Look through the data for the string "this". Copy every line where it is found.

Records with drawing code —
-- BEGIN --
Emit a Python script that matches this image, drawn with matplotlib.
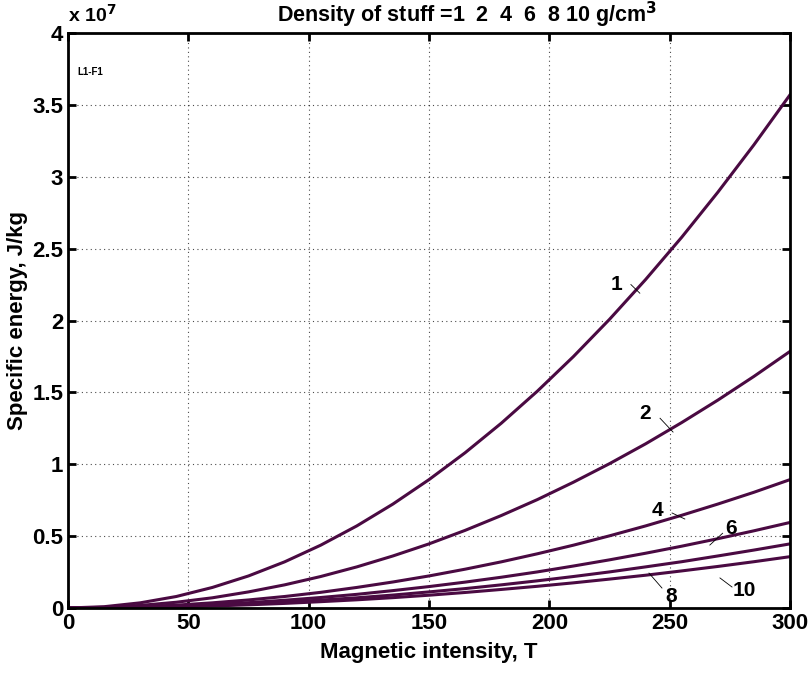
import numpy as np
import matplotlib.pyplot as plt
from matplotlib.ticker import FuncFormatter

# magnetic intensity, T
field = [0, 15, 30, 45, 60, 75, 90, 105, 120, 135, 150, 165, 180, 195, 210, 225, 240, 255, 270, 285, 300]
# specific energy, units of 1e7 J/kg per density (g/cm3)
e_rho1 = [0, 0.009, 0.036, 0.080, 0.143, 0.223, 0.321, 0.437, 0.571, 0.723, 0.893, 1.08,
          1.285, 1.508, 1.749, 2.008, 2.285, 2.579, 2.892, 3.222, 3.57]
e_rho2 = [0, 0.0045, 0.018, 0.040, 0.071, 0.112, 0.161, 0.219, 0.286, 0.362, 0.446, 0.54,
          0.643, 0.754, 0.875, 1.004, 1.142, 1.29, 1.446, 1.611, 1.785]
e_rho4 = [0, 0.0022, 0.009, 0.020, 0.036, 0.056, 0.080, 0.109, 0.143, 0.181, 0.223, 0.27,
          0.321, 0.377, 0.437, 0.502, 0.571, 0.645, 0.723, 0.805, 0.893]
e_rho6 = [0, 0.0015, 0.006, 0.013, 0.024, 0.037, 0.054, 0.073, 0.095, 0.121, 0.149, 0.18,
          0.214, 0.251, 0.292, 0.335, 0.381, 0.43, 0.482, 0.537, 0.595]
e_rho8 = [0, 0.0011, 0.0045, 0.010, 0.018, 0.028, 0.040, 0.055, 0.071, 0.090, 0.112, 0.135,
          0.161, 0.189, 0.219, 0.251, 0.286, 0.322, 0.362, 0.403, 0.446]
e_rho10 = [0, 0.0009, 0.0036, 0.008, 0.014, 0.022, 0.032, 0.044, 0.057, 0.072, 0.089, 0.108,
           0.129, 0.151, 0.175, 0.201, 0.228, 0.258, 0.289, 0.322, 0.357]

curves = [e_rho1, e_rho2, e_rho4, e_rho6, e_rho8, e_rho10]
# label text, text position, leader start, leader end
labels = [
    ("1", (228, 2.25), (233.9, 2.25), (237.6, 2.19)),
    ("2", (239.7, 1.356), (246, 1.32), (251.4, 1.224)),
    ("4", (245, 0.675), (251, 0.661), (256.3, 0.619)),
    ("6", (275.4, 0.556), (272, 0.52), (266.7, 0.438)),
    ("8", (250.5, 0.077), (246.8, 0.139), (241.4, 0.243)),
    ("10", (281, 0.125), (275.9, 0.146), (270.9, 0.209)),
]

FONT = ['Liberation Sans Narrow', 'Liberation Sans', 'DejaVu Sans']
plt.rcParams['font.family'] = FONT
plt.rcParams['font.weight'] = 'bold'
plt.rcParams['mathtext.default'] = 'bf'

fig = plt.figure(figsize=(8.1, 6.81), dpi=100)
ax = fig.add_axes([68 / 810, 1 - 608 / 681, 722 / 810, 575 / 681])

for y in curves:
    ax.plot(field, y, color='#4a0a42', lw=2.2)

for txt, tpos, p0, p1 in labels:
    ax.text(tpos[0], tpos[1], txt, fontsize=15, fontweight='bold', ha='center', va='center')
    ax.plot([p0[0], p1[0]], [p0[1], p1[1]], color='black', lw=0.6)

ax.set_xlim(0, 300)
ax.set_ylim(0, 4)
ax.set_xticks(np.arange(0, 301, 50))
ax.set_yticks(np.arange(0, 4.01, 0.5))
ax.yaxis.set_major_formatter(FuncFormatter(lambda v, p: f"{v:g}"))
ax.grid(True, ls=(0, (1, 3)), color='black', lw=0.8, alpha=0.7)
ax.tick_params(direction='in', top=True, right=True, length=6, width=2, labelsize=16)
for s in ax.spines.values():
    s.set_linewidth(2)
for lab in ax.get_xticklabels() + ax.get_yticklabels():
    lab.set_fontweight('bold')

ax.set_xlabel("Magnetic intensity, T", fontsize=16, fontweight='bold', labelpad=6)
ax.set_ylabel("Specific energy, J/kg", fontsize=16, fontweight='bold')
ax.yaxis.set_label_coords(-0.055, 0.5)

ax.text(0.553, 1.019, "Density of stuff =1  2  4  6  8 10 g/cm$^3$", transform=ax.transAxes,
        fontsize=15.5, fontweight='bold', ha='center', va='baseline')
ax.text(0.0, 1.019, "x 10$^7$", transform=ax.transAxes, fontsize=14, fontweight='bold',
        ha='left', va='baseline')
ax.text(3.7, 3.73, "L1-F1", fontsize=7, fontweight='bold', ha='left', va='center')

fig.savefig("out.png", dpi=100)
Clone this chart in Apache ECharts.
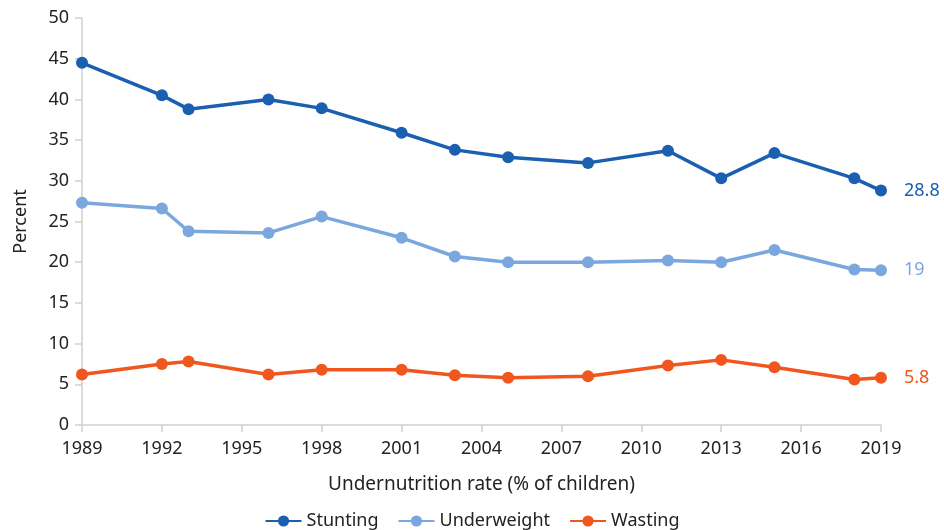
<!DOCTYPE html>
<html>
<head>
<meta charset="utf-8">
<script src="https://cdn.jsdelivr.net/npm/echarts@6/dist/echarts.min.js"></script>
<style>html,body{margin:0;padding:0;background:#fff}#c{width:944px;height:530px}</style>
</head>
<body>
<div id="c"></div>
<script>
const years = [1989, 1992, 1993, 1996, 1998, 2001, 2003, 2005, 2008, 2011, 2013, 2015, 2018, 2019];
const stunting = [44.5, 40.5, 38.8, 40.0, 38.9, 35.9, 33.8, 32.9, 32.2, 33.7, 30.3, 33.4, 30.3, 28.8];
const underweight = [27.3, 26.6, 23.8, 23.6, 25.6, 23.0, 20.7, 20.0, 20.0, 20.2, 20.0, 21.5, 19.1, 19.0];
const wasting = [6.2, 7.5, 7.8, 6.2, 6.8, 6.8, 6.1, 5.8, 6.0, 7.3, 8.0, 7.1, 5.6, 5.8];
const seriesNames = ['Stunting', 'Underweight', 'Wasting'];
const colors = ['#1a5fb0', '#7aa7dd', '#f0561e'];
const xName = 'Undernutrition rate (% of children)';
const yName = 'Percent';

const font = '"Noto Sans", "Open Sans", sans-serif';
const chart = echarts.init(document.getElementById('c'));
function mk(name, data, color) {
  const last = data.length - 1;
  return {
    name, type: 'line', color,
    data: data.map((v, i) => {
      const p = { value: [years[i], v] };
      if (i === last) p.label = { show: true, position: 'right', distance: 17, color, fontSize: 18, fontFamily: font, formatter: () => String(v) };
      return p;
    }),
    symbol: 'circle', symbolSize: 12,
    lineStyle: { width: 3.5, color },
    itemStyle: { color },
    emphasis: { disabled: true },
    animation: false
  };
}
chart.setOption({
  animation: false,
  textStyle: { fontFamily: font },
  grid: { left: 82, right: 63, top: 18, bottom: 105, containLabel: false },
  legend: {
    top: 507, left: 'center', itemWidth: 36, itemHeight: 14, itemGap: 19,
    textStyle: { fontSize: 18, color: '#222', fontFamily: font },
    data: seriesNames
  },
  xAxis: {
    type: 'value', min: 1989, max: 2019, interval: 3,
    name: xName, nameLocation: 'middle', nameGap: 50,
    nameTextStyle: { fontSize: 19, color: '#222', fontFamily: font },
    axisLine: { lineStyle: { color: '#cfcfcf', width: 1.5 } },
    axisTick: { show: true, length: 7, lineStyle: { color: '#cfcfcf', width: 1.5 } },
    axisLabel: { fontSize: 18, color: '#222', margin: 15, fontFamily: font, formatter: v => String(v) },
    splitLine: { show: false }
  },
  yAxis: {
    type: 'value', min: 0, max: 50, interval: 5,
    name: yName, nameLocation: 'middle', nameGap: 52, nameRotate: 90,
    nameTextStyle: { fontSize: 18, color: '#222', fontFamily: font },
    axisLine: { show: true, lineStyle: { color: '#cfcfcf', width: 1.5 } },
    axisTick: { show: true, length: 7, lineStyle: { color: '#cfcfcf', width: 1.5 } },
    axisLabel: { fontSize: 18, color: '#222', margin: 13, fontFamily: font },
    splitLine: { show: false }
  },
  series: [mk(seriesNames[0], stunting, colors[0]), mk(seriesNames[1], underweight, colors[1]), mk(seriesNames[2], wasting, colors[2])]
});
</script>
</body>
</html>
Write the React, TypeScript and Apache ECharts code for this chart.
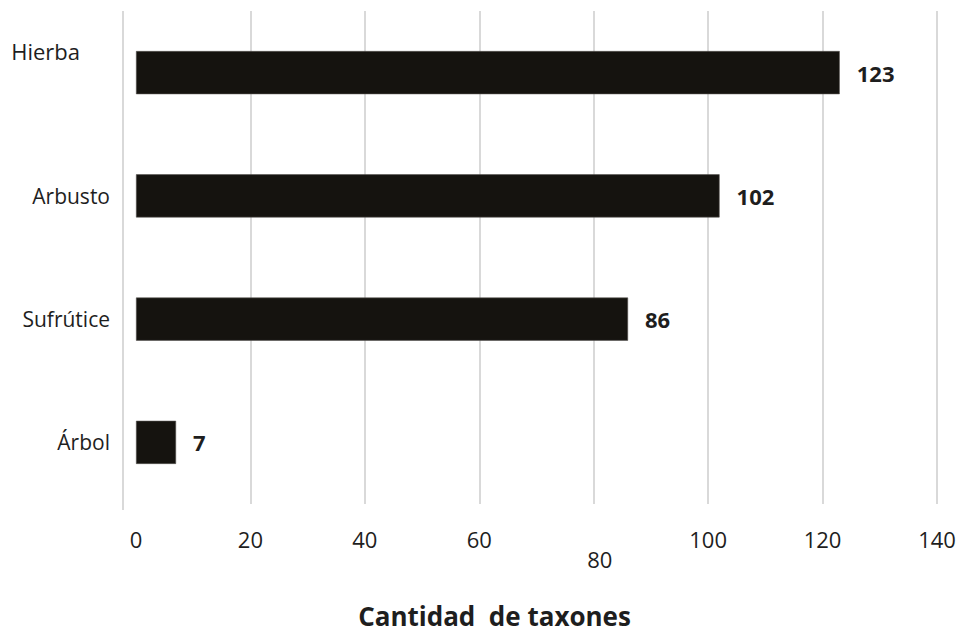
-- END --
TASK SOLUTION —
Emit a Python script that matches this image, drawn with matplotlib.
Clone this chart in Apache ECharts.
Write the React, TypeScript and Apache ECharts code for this chart.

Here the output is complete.